* _Your goal_
Find all lines in the records that include the word "this", and copy them out.

━━━ Given records ━━━

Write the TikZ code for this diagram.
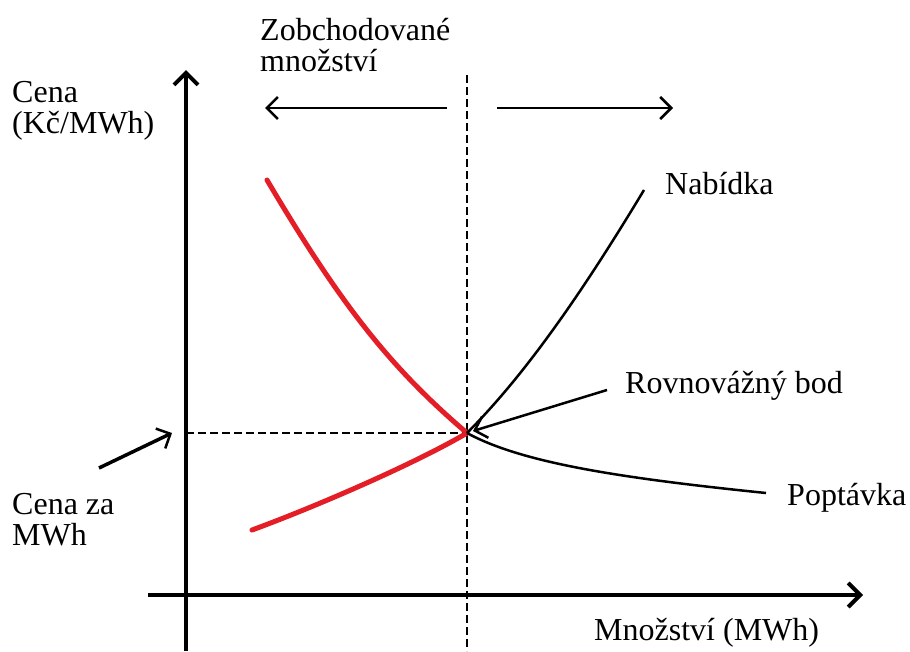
\documentclass[tikz,border=0pt]{standalone}
\usepackage{fontspec}
\setmainfont{Liberation Serif}
\usetikzlibrary{arrows.meta,positioning}
\definecolor{marketred}{RGB}{228,30,38}

\begin{document}
\begin{tikzpicture}[
  x=1pt, y=-1pt,
  font=\fontsize{32}{30.5}\selectfont,
  lbl/.style={anchor=base west, align=left, inner sep=0pt},
  axis/.style={line width=4pt, -{Straight Barb[length=12pt, width=24pt, line width=4pt]}},
  arrow/.style={line width=2.5pt, -{Straight Barb[length=11pt, width=22pt, line width=2.5pt]}},
  guide/.style={line width=2.2pt, dash pattern=on 8pt off 4pt},
  market/.style={line width=5pt, marketred, line cap=round},
  curve/.style={line width=2.5pt}
]
\useasboundingbox (0,0) rectangle (910,651);

% axes
\coordinate (o) at (186,595);
\coordinate (ytop) at (186,70);
\coordinate (ybot) at (186,651);
\coordinate (xleft) at (148,595);
\coordinate (xright) at (863,595);
\draw[axis] (ybot) -- (ytop);
\draw[axis] (xleft) -- (xright);

% equilibrium
\coordinate (eq) at (467,433);
\coordinate (qtop) at (467,75);
\coordinate (qbot) at (467,651);
\coordinate (pleft) at (186,433);
\draw[guide] (qtop) -- (qbot);
\draw[guide] (pleft) -- (eq);

% curves
\coordinate (dstart) at (267,180);
\coordinate (sstart) at (252,530);
\coordinate (send) at (644,190);
\coordinate (dend) at (766,493);
\draw[market] (dstart) .. controls (342,307) and (392,369) .. (eq);
\draw[market] (sstart) .. controls (320,505) and (418,462) .. (eq);
\draw[curve] (eq) .. controls (527,373) and (585,288) .. (send);
\draw[curve] (eq) .. controls (522,463) and (620,478) .. (dend);

% labels (base = last line)
\node[lbl] (traded) at (260,71) {Zobchodované\\množství};
\node[lbl] (price) at (12,133) {Cena\\(Kč/MWh)};
\node[lbl] (supply) at (665,194) {Nabídka};
\node[lbl] (eqlbl) at (625,393) {Rovnovážný bod};
\node[lbl] (demand) at (787,505) {Poptávka};
\node[lbl] (unit) at (12,545) {Cena za\\MWh};
\node[lbl] (qty) at (594,640) {Množství (MWh)};

% pointers
\coordinate (lfrom) at (447,108);
\coordinate (lto) at (265,108);
\coordinate (rfrom) at (497,108);
\coordinate (rto) at (673,108);
\coordinate (eqfrom) at (607,390);
\coordinate (eqto) at (473,431);
\coordinate (ufrom) at (99,468);
\coordinate (uto) at (172,433);
\draw[arrow] (lfrom) -- (lto);
\draw[arrow] (rfrom) -- (rto);
\draw[arrow] (eqfrom) -- (eqto);
\draw[arrow, line width=3.5pt] (ufrom) -- (uto);
\end{tikzpicture}
\end{document}
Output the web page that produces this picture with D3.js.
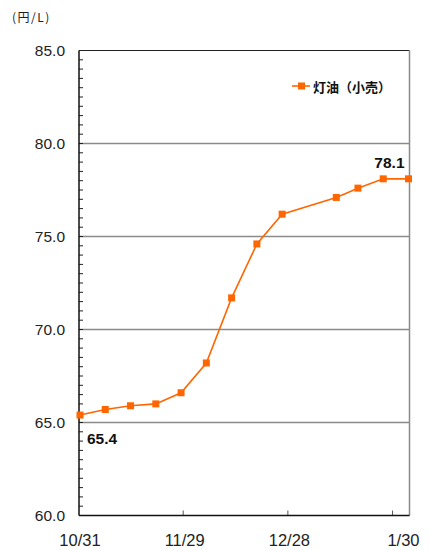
<!DOCTYPE html>
<html>
<head>
<meta charset="utf-8">
<script src="https://cdn.jsdelivr.net/npm/d3@7"></script>
<style>
  body { margin: 0; background: #fff; }
  svg { display: block; }
</style>
</head>
<body>
<div id="chart"></div>
<script>
// Kerosene retail price, weekly (yen per litre)
const dates = ["2007-10-31", "2007-11-07", "2007-11-14", "2007-11-21", "2007-11-28",
               "2007-12-05", "2007-12-12", "2007-12-19", "2007-12-26",
               "2008-01-10", "2008-01-16", "2008-01-23", "2008-01-30"];
const prices = [65.4, 65.7, 65.9, 66.0, 66.6, 68.2, 71.7, 74.6, 76.2, 77.1, 77.6, 78.1, 78.1];

const yTicks = [60, 65, 70, 75, 80, 85];
const xLabelDates = ["2007-10-31", "2007-11-29", "2007-12-28", "2008-01-30"];
const xLabels = ["10/31", "11/29", "12/28", "1/30"];
const xTickDates = ["2007-11-29", "2007-12-28", "2008-01-26"];
const seriesName = "灯油（小売）";
const unitLabel = "(円/L)";

const parse = d3.timeParse("%Y-%m-%d");
const data = dates.map((d, i) => ({ date: parse(d), value: prices[i] }));

const width = 430, height = 550;
const plotLeft = 79, plotRight = 409.5, plotTop = 50.5, plotBottom = 515.5;
const orange = "#ff6600";
const tickFont = "'Liberation Sans', Arial, sans-serif";

const svg = d3.select("#chart").append("svg")
    .attr("width", width)
    .attr("height", height);

const x = d3.scaleTime()
    .domain([parse(dates[0]), parse(dates[dates.length - 1])])
    .range([80, 408.5]);

const y = d3.scaleLinear()
    .domain([60, 85])
    .range([plotBottom, plotTop]);

// gridlines
svg.append("g")
    .selectAll("line")
    .data(yTicks.filter(v => v > 60 && v < 85))
    .enter()
    .append("line")
    .attr("x1", plotLeft).attr("x2", plotRight)
    .attr("y1", d => y(d)).attr("y2", d => y(d))
    .attr("stroke", "#8a8a8a")
    .attr("stroke-width", 1.5);

// plot frame: top black, right grey
svg.append("line")
    .attr("x1", plotLeft).attr("x2", plotRight)
    .attr("y1", plotTop).attr("y2", plotTop)
    .attr("stroke", "#222").attr("stroke-width", 1.2);
svg.append("line")
    .attr("x1", plotRight).attr("x2", plotRight)
    .attr("y1", plotTop).attr("y2", plotBottom)
    .attr("stroke", "#8a8a8a").attr("stroke-width", 1.5);

// minor ticks on y axis (every 0.5)
svg.append("g")
    .selectAll("line")
    .data(d3.range(60, 85.01, 0.5))
    .enter()
    .append("line")
    .attr("x1", plotLeft).attr("x2", plotLeft + 4)
    .attr("y1", d => y(d)).attr("y2", d => y(d))
    .attr("stroke", "#222")
    .attr("stroke-width", 1);

// x ticks pointing up
svg.append("g")
    .selectAll("line")
    .data(xTickDates.map(parse))
    .enter()
    .append("line")
    .attr("x1", d => x(d) - 1.5).attr("x2", d => x(d) - 1.5)
    .attr("y1", plotBottom).attr("y2", plotBottom - 5)
    .attr("stroke", "#555")
    .attr("stroke-width", 1);

// axis lines
svg.append("line")
    .attr("x1", plotLeft).attr("x2", plotLeft)
    .attr("y1", plotTop).attr("y2", plotBottom)
    .attr("stroke", "#111").attr("stroke-width", 1.5);
svg.append("line")
    .attr("x1", plotLeft).attr("x2", plotRight)
    .attr("y1", plotBottom).attr("y2", plotBottom)
    .attr("stroke", "#111").attr("stroke-width", 1.5);

// y labels
svg.append("g")
    .selectAll("text")
    .data(yTicks)
    .enter()
    .append("text")
    .attr("x", 65)
    .attr("y", d => y(d))
    .attr("dy", "0.36em")
    .attr("text-anchor", "end")
    .style("font-family", tickFont)
    .style("font-size", "15.5px")
    .style("fill", "#222")
    .text(d => d3.format(".1f")(d));

// x labels
svg.append("g")
    .selectAll("text")
    .data(xLabelDates.map(parse))
    .enter()
    .append("text")
    .attr("x", (d, i) => x(d) + (i === xLabels.length - 1 ? -5 : 0))
    .attr("y", 546)
    .attr("text-anchor", "middle")
    .style("font-family", tickFont)
    .style("font-size", "16.5px")
    .style("fill", "#222")
    .text((d, i) => xLabels[i]);

// unit label
svg.append("text")
    .attr("x", 12)
    .attr("y", 22)
    .style("font-family", "'Noto Sans CJK JP', sans-serif")
    .style("font-size", "12px")
    .style("letter-spacing", "1.5px")
    .style("fill", "#222")
    .text(unitLabel);

// series line
const line = d3.line()
    .x(d => x(d.date))
    .y(d => y(d.value));

svg.append("path")
    .datum(data)
    .attr("d", line)
    .attr("fill", "none")
    .attr("stroke", orange)
    .attr("stroke-width", 1.6);

svg.append("g")
    .selectAll("rect")
    .data(data)
    .enter()
    .append("rect")
    .attr("x", d => x(d.date) - 3.5)
    .attr("y", d => y(d.value) - 3.5)
    .attr("width", 7)
    .attr("height", 7)
    .attr("fill", orange);

// value labels for first and last points
const first = data[0], last = data[data.length - 1];
svg.append("text")
    .attr("x", x(first.date) + 7)
    .attr("y", y(first.value) + 29)
    .style("font-family", tickFont)
    .style("font-weight", "bold")
    .style("font-size", "15.5px")
    .style("fill", "#111")
    .text(first.value.toFixed(1));
svg.append("text")
    .attr("x", x(last.date) - 4)
    .attr("y", y(last.value) - 11)
    .attr("text-anchor", "end")
    .style("font-family", tickFont)
    .style("font-weight", "bold")
    .style("font-size", "15.5px")
    .style("fill", "#111")
    .text(last.value.toFixed(1));

// legend
const legend = svg.append("g").attr("transform", "translate(292, 86)");
legend.append("line")
    .attr("x1", 0).attr("x2", 18)
    .attr("y1", 0).attr("y2", 0)
    .attr("stroke", orange).attr("stroke-width", 1.6);
legend.append("rect")
    .attr("x", 6).attr("y", -3.5)
    .attr("width", 7).attr("height", 7)
    .attr("fill", orange);
legend.append("text")
    .attr("x", 21)
    .attr("y", 6)
    .style("font-family", "'Noto Sans CJK JP', sans-serif")
    .style("font-weight", "bold")
    .style("font-size", "13px")
    .style("fill", "#111")
    .text(seriesName);
</script>
</body>
</html>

━━━

* _Answer in full_
Write the TikZ code for this diagram.
Output the web page that produces this picture with D3.js.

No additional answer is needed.